Election excitement

- April 29, 2009

Sebastien Heins served as an electoral observer during elections in El Salvador last month. (Nick Pearce Photo)

“What I came back the most excited about and amazed by was the ability of the people to change their society,” said Sebastien Heins, an electoral observer of the recent Salvadoran presidential election. “If they want a new government, against so many odds, they can achieve that new government and the change they believe in.”

The Dalhousie student majoring in International Development Studies and travelled with a small group of students and a doctor to El Salvador to act as international electoral observers with a group called HOPES, or Halifax Observers Project: El Salvador.

In 1992, El Salvador surfaced from a bloody civil war in which the U.S.-backed government and its paramilitary death squad murdered about 75, 000. Since then, the country has remained in the power of a right-wing political party, the Nationalist Republican Alliance, or ARENA. Prior to this election, the U.S. has been known to intervene in Salvadoran elections. The country has also been subjected to high levels of electoral fraud.

In previous elections, people from neighbouring countries were brought in and given fake voting cards. In 2007, an independent audit found that more than 100,000 deceased persons were registered to vote.

On March 15, with no noticeable pressure from the U.S. and many international electoral observers present, the Farabundo Martí National Liberation Front (FMLN) won the presidential election and became the first-ever leftist party to do so in El Salvador.

When the results were announced, Mr. Heins described the atmosphere as “absolutely electric.”

Celebrations began at the polling station he was overseeing even as the votes were being counted, he said. “Already people were going nuts... There was even a little rally sort of thing going on within the polling centre where everyone was cheering and yelling.”

“But it was all about the big party in the centre of the city, where upwards of 100, 000 people easily had gathered to dance, sing, chant, throw fireworks, yell, sell food and have the most incredible party I have ever been to.”

There were people everywhere – hanging on billboards, leaning out of windows and even up in trees, wrestling with the branches to go to the beat of the music.
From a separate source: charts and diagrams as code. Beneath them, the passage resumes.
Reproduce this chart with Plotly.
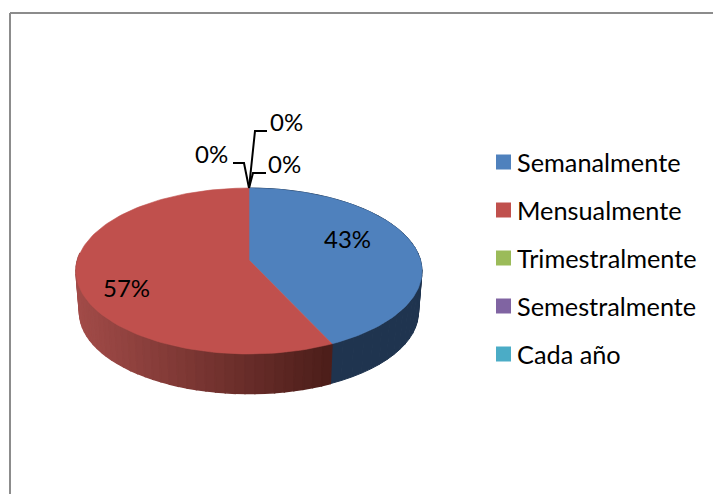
import math
import plotly.graph_objects as go

categories = ["Semanalmente", "Mensualmente", "Trimestralmente", "Semestralmente", "Cada año"]
values = [43, 57, 0, 0, 0]
colors = ["#4F81BD", "#C0504D", "#9BBB59", "#8064A2", "#4BACC6"]
side_colors = ["#1F344F", None]
label_pos = [(347, 238), (126, 287), (211, 153), (286, 121), (284, 163)]
legend_y = [163, 211, 259, 307, 355]
leaders = [None, None,
           [(249, 188), (244, 163), (233, 163)],
           [(249, 188), (255, 131), (267, 131)],
           [(249, 188), (253, 173), (266, 173)]]

K = 0.1326
CX = 249


def project(theta_deg, y0, a, b):
    t = math.radians(theta_deg)
    u, v = math.sin(t), -math.cos(t)
    w = 1 / (1 - K * v)
    return CX + b * u * w, y0 + a * v * w


def top(th):
    return project(th, 260, 81.5, 171.5)


def bot(th):
    return project(th, 301.5, 79.9, 168)


def poly(pts, color, lw=0.6):
    xs = [p[0] for p in pts] + [pts[0][0]]
    ys = [p[1] for p in pts] + [pts[0][1]]
    return go.Scatter(x=xs, y=ys, mode="lines", fill="toself", fillcolor=color,
                      line=dict(color=color, width=lw), hoverinfo="skip", showlegend=False)


def arc(fn, a, b, n):
    return [fn(a + (b - a) * i / n) for i in range(n + 1)]


fig = go.Figure()
total = sum(values)
angles = [0]
for val in values:
    angles.append(angles[-1] + 360 * val / total)

# Side wall, blue slice
a0, a1 = angles[0], angles[1]
N = 40
for i in range(N):
    s, e = a0 + (a1 - a0) * i / N, a0 + (a1 - a0) * (i + 1) / N
    fig.add_trace(poly(arc(top, s, e, 3) + arc(bot, e, s, 3), side_colors[0], 1))

# Side wall, red slice: shaded in strips from light at the left to dark at the right
a0, a1 = angles[1], angles[2]
N = 70
xa = top(a0)[0]
xb = CX - 173
for i in range(N - 1, -1, -1):
    s, e = a0 + (a1 - a0) * i / N, a0 + (a1 - a0) * (i + 1) / N
    if s > 273:
        continue
    t = (top((s + e) / 2)[0] - xb) / (xa - xb)
    t = max(0, min(1, t))
    c = "rgb(%d,%d,%d)" % (163 + (76 - 163) * t, 76 + (30 - 76) * t, 73 + (26 - 73) * t)
    fig.add_trace(poly(arc(top, s, e, 3) + arc(bot, e, s, 3), c, 1.5))

# Top face
for i, val in enumerate(values):
    if val > 0:
        pts = [(CX, 260)] + arc(top, angles[i], angles[i + 1], 120)
        fig.add_trace(poly(pts, colors[i]))

# Leader lines
for pts in leaders:
    if pts:
        fig.add_trace(go.Scatter(x=[p[0] for p in pts], y=[p[1] for p in pts], mode="lines",
                                 line=dict(color="#000000", width=2),
                                 hoverinfo="skip", showlegend=False))

# Legend entries
for i, name in enumerate(categories):
    fig.add_trace(go.Scatter(x=[503.5], y=[legend_y[i] - 1], mode="markers", name=name,
                             marker=dict(symbol="square", size=15, color=colors[i]),
                             hoverinfo="skip", showlegend=False))
    fig.add_annotation(x=515, y=legend_y[i] - 1, text=name, showarrow=False, xanchor="left",
                       font=dict(family="Lato", size=25.3, color="#000000"))

# Percent labels
for i, val in enumerate(values):
    fig.add_annotation(x=label_pos[i][0], y=label_pos[i][1], text=f"{round(100 * val / total)}%",
                       showarrow=False, font=dict(family="Lato", size=24, color="#000000"))

# Chart frame
fig.add_shape(type="line", x0=10, x1=713, y0=13, y1=13, line=dict(color="#8C8C8C", width=2))
fig.add_shape(type="line", x0=10, x1=10, y0=13, y1=494, line=dict(color="#8C8C8C", width=2))

fig.update_layout(
    width=713, height=494, margin=dict(l=0, r=0, t=0, b=0),
    paper_bgcolor="#FFFFFF", plot_bgcolor="#FFFFFF", showlegend=False,
    xaxis=dict(range=[0, 713], visible=False, fixedrange=True),
    yaxis=dict(range=[494, 0], visible=False, fixedrange=True),
    font=dict(family="Lato", color="#000000"),
)
fig.write_html("out.html", config=dict(displayModeBar=False),
               post_script="document.body.style.margin='0';document.documentElement.style.overflow='hidden';")
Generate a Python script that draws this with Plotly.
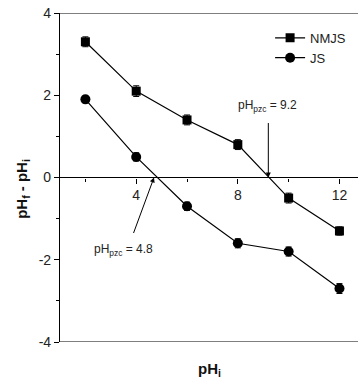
import plotly.graph_objects as go

ph_initial = [2, 4, 6, 8, 10, 12]
nmjs = [3.3, 2.1, 1.4, 0.8, -0.5, -1.3]
js = [1.9, 0.5, -0.7, -1.6, -1.8, -2.7]
nmjs_err = [0.12, 0.13, 0.12, 0.12, 0.12, 0.1]
js_err = [0.08, 0.1, 0.1, 0.11, 0.11, 0.12]
y_ticks = [-4, -2, 0, 2, 4]
y_tick_labels = ["-4", "-2", "0", "2", "4"]
x_ticks = [4, 8, 12]
x_tick_labels = ["4", "8", "12"]
pzc_nmjs = 9.2
pzc_js = 4.8

FONT = "Liberation Sans, Arial, sans-serif"

fig = go.Figure()
fig.add_trace(go.Scatter(
    x=ph_initial, y=nmjs, name="NMJS", mode="lines+markers",
    line=dict(color="black", width=1.2),
    marker=dict(symbol="square", size=9, color="black"),
    error_y=dict(type="data", array=nmjs_err, color="black", thickness=1, width=3),
))
fig.add_trace(go.Scatter(
    x=ph_initial, y=js, name="JS", mode="lines+markers",
    line=dict(color="black", width=1.2),
    marker=dict(symbol="circle", size=10, color="black"),
    error_y=dict(type="data", array=js_err, color="black", thickness=1, width=3),
))

fig.update_layout(
    width=358, height=383,
    margin=dict(l=60, r=0, t=13, b=41),
    paper_bgcolor="white", plot_bgcolor="white",
    font=dict(family=FONT, color="#222", size=14),
    showlegend=True,
    legend=dict(x=0.705, y=0.97, xanchor="left", yanchor="top",
                bgcolor="rgba(0,0,0,0)", font=dict(size=13, color="#222"),
                itemwidth=30, tracegroupgap=0),
    xaxis=dict(range=[1, 12.73], showgrid=False, zeroline=False,
               anchor="free", position=0.5,
               showline=False,
               tickmode="array", tickvals=x_ticks, ticktext=x_tick_labels,
               ticks="outside", ticklen=5, tickcolor="black", tickwidth=1,
               minor=dict(tickmode="array", tickvals=[2, 6, 10], ticks="outside",
                          ticklen=3, tickcolor="black", tickwidth=1),
               tickfont=dict(size=14, color="#222")),
    yaxis=dict(range=[-4, 4], showgrid=False, zeroline=True, zerolinecolor="black",
               zerolinewidth=1.2,
               showline=True, linecolor="black", linewidth=1.2,
               tickmode="array", tickvals=y_ticks, ticktext=y_tick_labels,
               ticks="outside", ticklen=5, tickcolor="black", tickwidth=1,
               ticklabeloverflow="allow",
               minor=dict(tickmode="array", tickvals=[-3, -1, 1, 3], ticks="outside",
                          ticklen=3, tickcolor="black", tickwidth=1),
               tickfont=dict(size=14, color="#222")),
)

# top and bottom frame lines
fig.add_shape(type="line", xref="paper", yref="y", x0=0, x1=1, y0=4, y1=4,
              line=dict(color="black", width=1.2))
fig.add_shape(type="line", xref="paper", yref="y", x0=0, x1=1, y0=-4, y1=-4,
              line=dict(color="black", width=1.2))

# pzc annotations
fig.add_annotation(x=pzc_nmjs, y=0, xref="x", yref="y", text="",
                   showarrow=True, arrowhead=2, arrowsize=1, arrowwidth=1,
                   arrowcolor="black", ax=0, ay=-56, standoff=0)
fig.add_annotation(x=pzc_nmjs, y=0, xref="x", yref="y", yshift=72,
                   text="pH<sub>pzc</sub> = 9.2", showarrow=False,
                   font=dict(size=12, color="#222"), xshift=-1)
fig.add_annotation(x=pzc_js - 0.1, y=0, xref="x", yref="y", text="",
                   showarrow=True, arrowhead=2, arrowsize=1, arrowwidth=1,
                   arrowcolor="black", ax=-21, ay=57, standoff=0)
fig.add_annotation(x=pzc_js, y=0, xref="x", yref="y", yshift=-72, xshift=-33,
                   text="pH<sub>pzc</sub> = 4.8", showarrow=False,
                   font=dict(size=12, color="#222"))

# axis titles
fig.add_annotation(x=-0.128, y=0.465, xref="paper", yref="paper",
                   xanchor="center", yanchor="middle",
                   text="<b>pH<sub>f</sub> - pH<sub>i</sub></b>", textangle=-90,
                   showarrow=False, font=dict(size=15, color="#111"))
fig.add_annotation(x=0.503, y=-0.085, xref="paper", yref="paper",
                   xanchor="center", yanchor="middle",
                   text="<b>pH<sub>i</sub></b>", showarrow=False,
                   font=dict(size=15, color="#111"))

fig.write_html("out.html", config={"displayModeBar": False},
               post_script="document.body.style.margin='0';document.body.style.overflow='hidden';")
“Everything that these people had worked for, this movement that was over two decades in the making, had suddenly, perfectly, and non-violently come together in this unprecedented demonstration of happiness and fulfillment,” described Mr. Heins, 19.

He and his fellow HOPES members arrived in El Salvador on March 10. They went on to complete two days of training to be electoral observers.

The first day was taught in Spanish, with a translator. This day covered the registration process and a demonstration of what will happen during the election.

The following day, the observers were taught the step-by-step the procedure of voting in English. In previous elections, there has been a lot of focus on just electoral fraud. In this election, there was a focus on following procedures properly.

On voting day, Mr. Heins said he saw more than 20 instances of voters being rejected because their identification photos were slightly different than the photos on file. Officials made up a rule on the day of the election that if you could provide a second piece of photo ID, then you could vote.